* **TASK DIRECTIONS**: Faithfully return all lines, omitting every embedded picture.

== RAW DATA ==

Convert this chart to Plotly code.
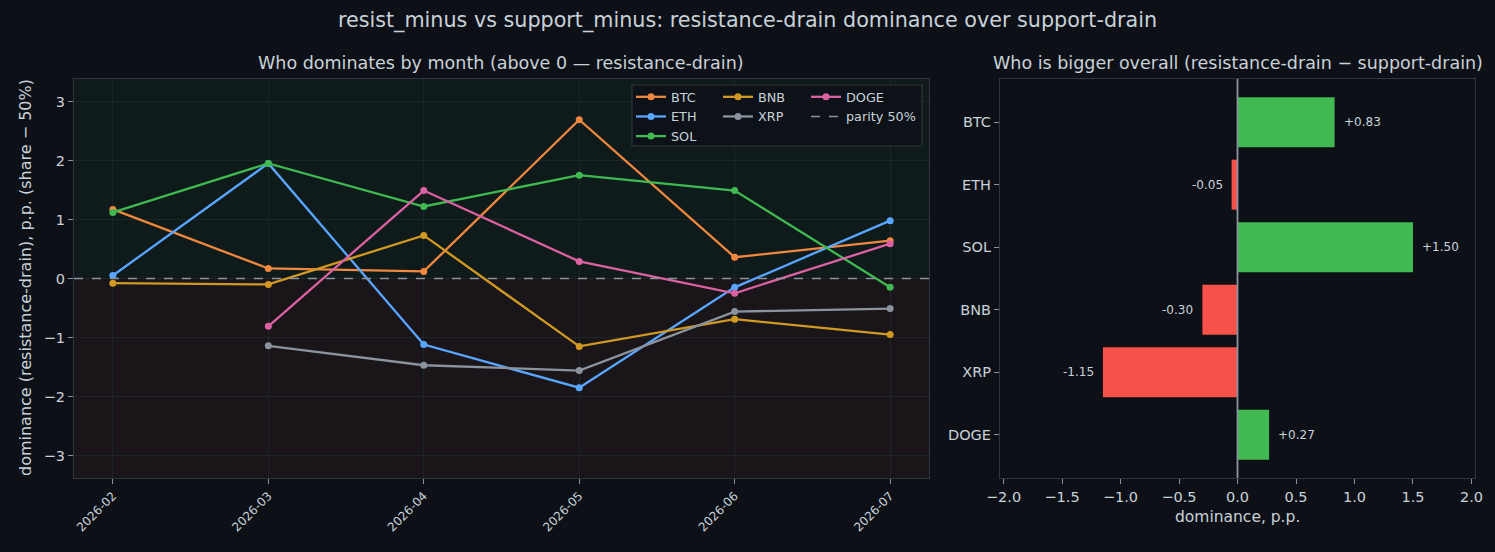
import plotly.graph_objects as go

months = ["2026-02", "2026-03", "2026-04", "2026-05", "2026-06", "2026-07"]
btc = [1.17, 0.17, 0.12, 2.69, 0.36, 0.64]
eth = [0.05, 1.95, -1.12, -1.85, -0.15, 0.98]
sol = [1.12, 1.95, 1.22, 1.75, 1.49, -0.15]
bnb = [-0.08, -0.10, 0.73, -1.15, -0.69, -0.95]
xrp = [None, -1.14, -1.47, -1.56, -0.56, -0.51]
doge = [None, -0.81, 1.49, 0.29, -0.25, 0.59]

coins = ["BTC", "ETH", "SOL", "BNB", "XRP", "DOGE"]
overall = [0.83, -0.05, 1.50, -0.30, -1.15, 0.27]
overall_labels = ["+0.83", "-0.05", "+1.50", "-0.30", "-1.15", "+0.27"]

BG = "#0d1117"
TXT = "#c9d1d9"
SPINE = "#30363d"
FONT = "DejaVu Sans"

series = [
    ("BTC", btc, "#f0883e", "legend"),
    ("ETH", eth, "#58a6ff", "legend"),
    ("SOL", sol, "#3fb950", "legend"),
    ("BNB", bnb, "#d29922", "legend2"),
    ("XRP", xrp, "#8b949e", "legend2"),
    ("DOGE", doge, "#db61a2", "legend3"),
]

fig = go.Figure()

for name, vals, col, lg in series:
    fig.add_trace(go.Scatter(
        x=months, y=vals, name=name, mode="lines+markers",
        line=dict(color=col, width=2.3), marker=dict(color=col, size=7),
        xaxis="x", yaxis="y", legend=lg, connectgaps=False,
    ))

# parity legend entry
fig.add_trace(go.Scatter(
    x=[None], y=[None], name="parity 50%", mode="lines",
    line=dict(color="#8b949e", width=1.5, dash="dash"),
    xaxis="x", yaxis="y", legend="legend3",
))

bar_colors = ["#3fb950" if v >= 0 else "#f85149" for v in overall]
fig.add_trace(go.Bar(
    x=overall, y=coins, orientation="h", marker=dict(color=bar_colors, line=dict(width=0)),
    width=0.8, xaxis="x2", yaxis="y2", showlegend=False,
))

for c, v, lab in zip(coins, overall, overall_labels):
    fig.add_annotation(
        x=v, y=c, xref="x2", yref="y2", text=lab, showarrow=False,
        xanchor="left" if v >= 0 else "right", xshift=7 if v >= 0 else -7,
        font=dict(family=FONT, size=12, color=TXT),
    )

# background spans on left plot
fig.add_shape(type="rect", xref="x domain", yref="y", x0=0, x1=1, y0=0, y1=10,
              fillcolor="#0f1a1b", line=dict(width=0), layer="below")
fig.add_shape(type="rect", xref="x domain", yref="y", x0=0, x1=1, y0=-10, y1=0,
              fillcolor="#1a1519", line=dict(width=0), layer="below")
# parity line
fig.add_shape(type="line", xref="x domain", yref="y", x0=0, x1=1, y0=0, y1=0,
              line=dict(color="#8b949e", width=1.5, dash="dash"), layer="above")
# zero line right
fig.add_shape(type="line", xref="x2", yref="y2 domain", x0=0, x1=0, y0=0, y1=1,
              line=dict(color="#8b949e", width=1.8), layer="above")
# legend box
W, H = 1495, 552
fig.add_shape(type="rect", xref="paper", yref="paper",
              x0=632 / W, x1=922 / W, y0=1 - 146 / H, y1=1 - 85 / H,
              fillcolor="rgba(13,17,23,0.85)", line=dict(color=SPINE, width=1.2), layer="above")

base = dict(showline=True, linecolor=SPINE, linewidth=1.2, mirror=True,
            ticks="outside", ticklen=5, tickcolor="#8b949e", zeroline=False, automargin=False)

leg_common = dict(bgcolor="rgba(0,0,0,0)", borderwidth=0, yanchor="top", xanchor="left",
                  font=dict(family=FONT, size=12.8, color=TXT), tracegroupgap=0)

fig.update_layout(
    width=W, height=H,
    paper_bgcolor=BG, plot_bgcolor=BG,
    margin=dict(l=0, r=0, t=0, b=0),
    font=dict(family=FONT, color=TXT),
    title=dict(text="resist_minus vs support_minus: resistance-drain dominance over support-drain",
               x=0.5, xanchor="center", y=1 - 20 / H, yanchor="middle",
               font=dict(family=FONT, size=20.7, color=TXT)),
    xaxis=dict(domain=[74 / W, 929 / W], type="category", categoryorder="array",
               categoryarray=months, range=[-0.25, 5.25], anchor="y",
               showgrid=True, gridcolor="#1c2527", gridwidth=1, tickangle=-45,
               tickfont=dict(family=FONT, size=12, color=TXT), **base),
    yaxis=dict(domain=[1 - 478 / H, 1 - 79 / H], range=[-3.38, 3.38], dtick=1, anchor="x",
               showgrid=True, gridcolor="#1c2527", gridwidth=1,
               tickfont=dict(family=FONT, size=14.5, color=TXT), **base),
    xaxis2=dict(domain=[1000 / W, 1475 / W], range=[-2.03, 2.03], dtick=0.5, tickformat=".1f",
                anchor="y2", showgrid=False,
                tickfont=dict(family=FONT, size=14.5, color=TXT), **base),
    yaxis2=dict(domain=[1 - 478 / H, 1 - 79 / H], type="category", categoryorder="array",
                categoryarray=coins, range=[5.69, -0.69], anchor="x2", showgrid=False,
                tickfont=dict(family=FONT, size=14.5, color=TXT), **base),
    legend=dict(x=631 / W, y=1 - 82 / H, **leg_common),
    legend2=dict(x=718 / W, y=1 - 82 / H, **leg_common),
    legend3=dict(x=806 / W, y=1 - 82 / H, **leg_common),
    showlegend=True,
    bargap=0.2,
)

fig.add_annotation(text="Who dominates by month (above 0 — resistance-drain)",
                   xref="paper", yref="paper", x=(74 + 929) / 2 / W, y=1 - 63 / H,
                   xanchor="center", yanchor="middle", showarrow=False,
                   font=dict(family=FONT, size=17.5, color=TXT))
fig.add_annotation(text="Who is bigger overall (resistance-drain − support-drain)",
                   xref="paper", yref="paper", x=(1000 + 1475) / 2 / W, y=1 - 63 / H,
                   xanchor="center", yanchor="middle", showarrow=False,
                   font=dict(family=FONT, size=17.5, color=TXT))
# axis titles
fig.add_annotation(text="dominance (resistance-drain), p.p. (share − 50%)",
                   xref="paper", yref="paper", x=25 / W, y=1 - 278 / H, textangle=-90,
                   xanchor="center", yanchor="middle", showarrow=False,
                   font=dict(family=FONT, size=16, color=TXT))
fig.add_annotation(text="dominance, p.p.",
                   xref="paper", yref="paper", x=(1000 + 1475) / 2 / W, y=1 - 517 / H,
                   xanchor="center", yanchor="middle", showarrow=False,
                   font=dict(family=FONT, size=15.5, color=TXT))

fig.write_html("out.html")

===

* **RESULT**:
Convert this chart to Plotly code.
import plotly.graph_objects as go

months = ["2026-02", "2026-03", "2026-04", "2026-05", "2026-06", "2026-07"]
btc = [1.17, 0.17, 0.12, 2.69, 0.36, 0.64]
eth = [0.05, 1.95, -1.12, -1.85, -0.15, 0.98]
sol = [1.12, 1.95, 1.22, 1.75, 1.49, -0.15]
bnb = [-0.08, -0.10, 0.73, -1.15, -0.69, -0.95]
xrp = [None, -1.14, -1.47, -1.56, -0.56, -0.51]
doge = [None, -0.81, 1.49, 0.29, -0.25, 0.59]

coins = ["BTC", "ETH", "SOL", "BNB", "XRP", "DOGE"]
overall = [0.83, -0.05, 1.50, -0.30, -1.15, 0.27]
overall_labels = ["+0.83", "-0.05", "+1.50", "-0.30", "-1.15", "+0.27"]

BG = "#0d1117"
TXT = "#c9d1d9"
SPINE = "#30363d"
FONT = "DejaVu Sans"

series = [
    ("BTC", btc, "#f0883e", "legend"),
    ("ETH", eth, "#58a6ff", "legend"),
    ("SOL", sol, "#3fb950", "legend"),
    ("BNB", bnb, "#d29922", "legend2"),
    ("XRP", xrp, "#8b949e", "legend2"),
    ("DOGE", doge, "#db61a2", "legend3"),
]

fig = go.Figure()

for name, vals, col, lg in series:
    fig.add_trace(go.Scatter(
        x=months, y=vals, name=name, mode="lines+markers",
        line=dict(color=col, width=2.3), marker=dict(color=col, size=7),
        xaxis="x", yaxis="y", legend=lg, connectgaps=False,
    ))

# parity legend entry
fig.add_trace(go.Scatter(
    x=[None], y=[None], name="parity 50%", mode="lines",
    line=dict(color="#8b949e", width=1.5, dash="dash"),
    xaxis="x", yaxis="y", legend="legend3",
))

bar_colors = ["#3fb950" if v >= 0 else "#f85149" for v in overall]
fig.add_trace(go.Bar(
    x=overall, y=coins, orientation="h", marker=dict(color=bar_colors, line=dict(width=0)),
    width=0.8, xaxis="x2", yaxis="y2", showlegend=False,
))

for c, v, lab in zip(coins, overall, overall_labels):
    fig.add_annotation(
        x=v, y=c, xref="x2", yref="y2", text=lab, showarrow=False,
        xanchor="left" if v >= 0 else "right", xshift=7 if v >= 0 else -7,
        font=dict(family=FONT, size=12, color=TXT),
    )

# background spans on left plot
fig.add_shape(type="rect", xref="x domain", yref="y", x0=0, x1=1, y0=0, y1=10,
              fillcolor="#0f1a1b", line=dict(width=0), layer="below")
fig.add_shape(type="rect", xref="x domain", yref="y", x0=0, x1=1, y0=-10, y1=0,
              fillcolor="#1a1519", line=dict(width=0), layer="below")
# parity line
fig.add_shape(type="line", xref="x domain", yref="y", x0=0, x1=1, y0=0, y1=0,
              line=dict(color="#8b949e", width=1.5, dash="dash"), layer="above")
# zero line right
fig.add_shape(type="line", xref="x2", yref="y2 domain", x0=0, x1=0, y0=0, y1=1,
              line=dict(color="#8b949e", width=1.8), layer="above")
# legend box
W, H = 1495, 552
fig.add_shape(type="rect", xref="paper", yref="paper",
              x0=632 / W, x1=922 / W, y0=1 - 146 / H, y1=1 - 85 / H,
              fillcolor="rgba(13,17,23,0.85)", line=dict(color=SPINE, width=1.2), layer="above")

base = dict(showline=True, linecolor=SPINE, linewidth=1.2, mirror=True,
            ticks="outside", ticklen=5, tickcolor="#8b949e", zeroline=False, automargin=False)

leg_common = dict(bgcolor="rgba(0,0,0,0)", borderwidth=0, yanchor="top", xanchor="left",
                  font=dict(family=FONT, size=12.8, color=TXT), tracegroupgap=0)

fig.update_layout(
    width=W, height=H,
    paper_bgcolor=BG, plot_bgcolor=BG,
    margin=dict(l=0, r=0, t=0, b=0),
    font=dict(family=FONT, color=TXT),
    title=dict(text="resist_minus vs support_minus: resistance-drain dominance over support-drain",
               x=0.5, xanchor="center", y=1 - 20 / H, yanchor="middle",
               font=dict(family=FONT, size=20.7, color=TXT)),
    xaxis=dict(domain=[74 / W, 929 / W], type="category", categoryorder="array",
               categoryarray=months, range=[-0.25, 5.25], anchor="y",
               showgrid=True, gridcolor="#1c2527", gridwidth=1, tickangle=-45,
               tickfont=dict(family=FONT, size=12, color=TXT), **base),
    yaxis=dict(domain=[1 - 478 / H, 1 - 79 / H], range=[-3.38, 3.38], dtick=1, anchor="x",
               showgrid=True, gridcolor="#1c2527", gridwidth=1,
               tickfont=dict(family=FONT, size=14.5, color=TXT), **base),
    xaxis2=dict(domain=[1000 / W, 1475 / W], range=[-2.03, 2.03], dtick=0.5, tickformat=".1f",
                anchor="y2", showgrid=False,
                tickfont=dict(family=FONT, size=14.5, color=TXT), **base),
    yaxis2=dict(domain=[1 - 478 / H, 1 - 79 / H], type="category", categoryorder="array",
                categoryarray=coins, range=[5.69, -0.69], anchor="x2", showgrid=False,
                tickfont=dict(family=FONT, size=14.5, color=TXT), **base),
    legend=dict(x=631 / W, y=1 - 82 / H, **leg_common),
    legend2=dict(x=718 / W, y=1 - 82 / H, **leg_common),
    legend3=dict(x=806 / W, y=1 - 82 / H, **leg_common),
    showlegend=True,
    bargap=0.2,
)

fig.add_annotation(text="Who dominates by month (above 0 — resistance-drain)",
                   xref="paper", yref="paper", x=(74 + 929) / 2 / W, y=1 - 63 / H,
                   xanchor="center", yanchor="middle", showarrow=False,
                   font=dict(family=FONT, size=17.5, color=TXT))
fig.add_annotation(text="Who is bigger overall (resistance-drain − support-drain)",
                   xref="paper", yref="paper", x=(1000 + 1475) / 2 / W, y=1 - 63 / H,
                   xanchor="center", yanchor="middle", showarrow=False,
                   font=dict(family=FONT, size=17.5, color=TXT))
# axis titles
fig.add_annotation(text="dominance (resistance-drain), p.p. (share − 50%)",
                   xref="paper", yref="paper", x=25 / W, y=1 - 278 / H, textangle=-90,
                   xanchor="center", yanchor="middle", showarrow=False,
                   font=dict(family=FONT, size=16, color=TXT))
fig.add_annotation(text="dominance, p.p.",
                   xref="paper", yref="paper", x=(1000 + 1475) / 2 / W, y=1 - 517 / H,
                   xanchor="center", yanchor="middle", showarrow=False,
                   font=dict(family=FONT, size=15.5, color=TXT))

fig.write_html("out.html")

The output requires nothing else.